Blogger Layouts

Halaman

Kamis, 23 November 2017



Antara Totalitas, Estetika, dan Etika
oleh Justianus Tarigan


Pada tahun 2012 lalu saya pernah mengikuti satu forum pertemuan mahasiswa Jurusan Bahasa dan Sastra Indonesia di Surabaya. Salah satu agenda yang harus diikuti oleh peserta adalah pertunjukan sastra yang dibawakan oleh masing-masing peserta yang hadir. Yang hadir berasal dari berbagai perguruan tinggi di Indonesia. Kegiatan ini dilaksanakan pada malam hari.
Saya pada saat itu sangat bersemangat sekali ingin melihat kebolehan peserta lain dalam bersastra. Saya tidak terlalu pintar dalam bersastra. Untuk itu, saya mengambil posisi terbilang dekat dengan panggung. 

Menarik memang saat kegiatan itu mulai berlangsung. Dengan bergilir, masing-masing peserta mewakili kampusnya unjuk kebolehan di panggung. Ada yang kocak caranya. Ada yang serius dan mengundang kesan mistis. Ada pula yang lari dari tema acara—bersastra—eh dia bernyanyi. Semuanya bagi saya tidak masalah. Toh, ini malam bersastra. Anggap saja dia bernyanyi adalah bagian musikalisasi puisi.

Akhirnya tiba saatnya penampilan teater. Seperti biasa, panggung menjadi gelap terlebih dahulu. Kemudian salah satu lampu dihidupkan. Diiringi oleh musik, pemain mulai menampilkan kebolehannya berteater. Dan tak pernah kuduga, salah satu personel teater tersebut muncul dari belakang kami—penonton. Dengan bertelanjangkan dada dan bertopeng—dia lelaki—dan sehelai kain yang sangat pendek terikat asalan di antara pusat dan pahanya. Dia mulai bergerak seperti kesusahan ke panggung. Dalam peran seperti ini saya dan penonton yang lain masih belum bisa menebak apakah yang akan dilakukan oleh pemeran. Suara penonton pun senyap. Hanya suara music pengiring yang terdengar. Sampai di atas panggung dia dengan berani melepaskan kain yang menempel di antara pusat dan pahanya tadi sambil berteriak sebuah kata yang pada saat itu tidak jelas lagi kudengar karena sontak disahuti oleh teriakan para mahasiswi yang hadir saat itu. Dan tak berselang lama, adegan teater pun berakhir.
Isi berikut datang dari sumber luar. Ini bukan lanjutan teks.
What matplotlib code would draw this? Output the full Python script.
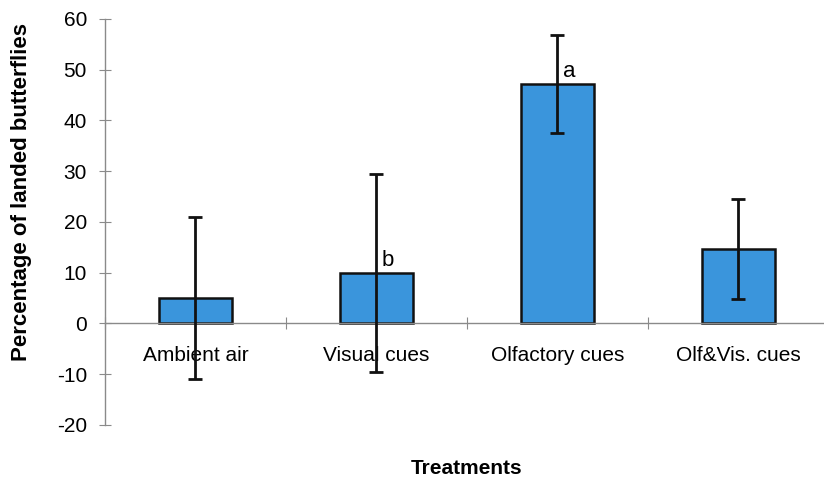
import matplotlib.pyplot as plt
import numpy as np

treatments = ['Ambient air', 'Visual cues', 'Olfactory cues', 'Olf&Vis. cues']
landed_pct = [5.0, 10.0, 47.2, 14.7]
errors = [16.0, 19.5, 9.7, 9.8]
letters = {1: 'b', 2: 'a'}

plt.rcParams['font.family'] = ['Liberation Sans', 'DejaVu Sans']
plt.rcParams['axes.unicode_minus'] = False

fig = plt.figure(figsize=(8.24, 4.82), dpi=100)
ax = fig.add_axes([0.1274, 0.1183, 0.8786, 0.8423])

x = np.arange(len(treatments))
ax.bar(x, landed_pct, width=0.4, color='#3a95dc', edgecolor='#111111', linewidth=1.8, zorder=2)
ax.errorbar(x, landed_pct, yerr=errors, fmt='none', ecolor='#111111',
            elinewidth=2, capsize=5, capthick=2, zorder=3)

# significance letters next to the error bars
for i, lab in letters.items():
    ax.text(x[i] + 0.03, landed_pct[i] + 0.3, lab, fontsize=16, ha='left', va='bottom')

ax.set_xlim(-0.5, len(treatments) - 0.5)
ax.set_ylim(-20, 60)
ax.set_yticks(np.arange(-20, 61, 10))

ax.spines['top'].set_visible(False)
ax.spines['right'].set_visible(False)
ax.spines['bottom'].set_position(('data', 0))
for s in ('left', 'bottom'):
    ax.spines[s].set_color('#8a8a8a')
    ax.spines[s].set_linewidth(1)

# category boundaries carry the ticks, names sit in between
ax.set_xticks(np.arange(len(treatments) + 1) - 0.5)
ax.set_xticklabels([])
ax.set_xticks(x, minor=True)
ax.set_xticklabels(treatments, minor=True, fontsize=15)
ax.tick_params(axis='x', which='minor', length=0, pad=16)
ax.tick_params(axis='x', which='major', direction='inout', length=8, color='#8a8a8a')
ax.tick_params(axis='y', direction='inout', length=8, color='#8a8a8a', labelsize=15, pad=9)

# y title sits a bit above the middle of the axis
fig.text(0.026, 0.602, 'Percentage of landed butterflies', rotation=90,
         ha='center', va='center', fontsize=16, fontweight='bold')
ax.text(0.5, -0.085, 'Treatments', transform=ax.transAxes, ha='center', va='top',
        fontsize=15, fontweight='bold')

fig.savefig('out.png', dpi=100)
Lama saya berpikir apakah yang sedang diteatrikalkan oleh pemeran. Dalam benak saya, barangkali dia mengangkat isu-isu gender. Tapi, entah mengapa, hati saya mengatakan “Apakah tidak ada lagi cara lain yang dapat digunakan selain seperti itu?” Walau aksi teater tadi kesannya sedikit vulgar, hampir seluruh peserta merekam kegiatan itu. Dan kalau boleh saya katakan, memang penampilan teatrikal itu tadi yang paling mengundang perhatian lebih di antara yang lain karena kemasannya yang menarik. 

Dalam perjalanan pulang, saya tetap berpikir “Apa yang membuat saya terkesan sekaligus kurang berterima di hati saya dari teater itu?” Setelah saya telisik, benar bahwa pemerannya amat total dalam berteater dan di sanalah letak salah satu estetikanya. Di sisi lain, di sana pulalah terdapat kekurangan etika sehingga hati saya secara pribadi mengatakan untuk menolaknya.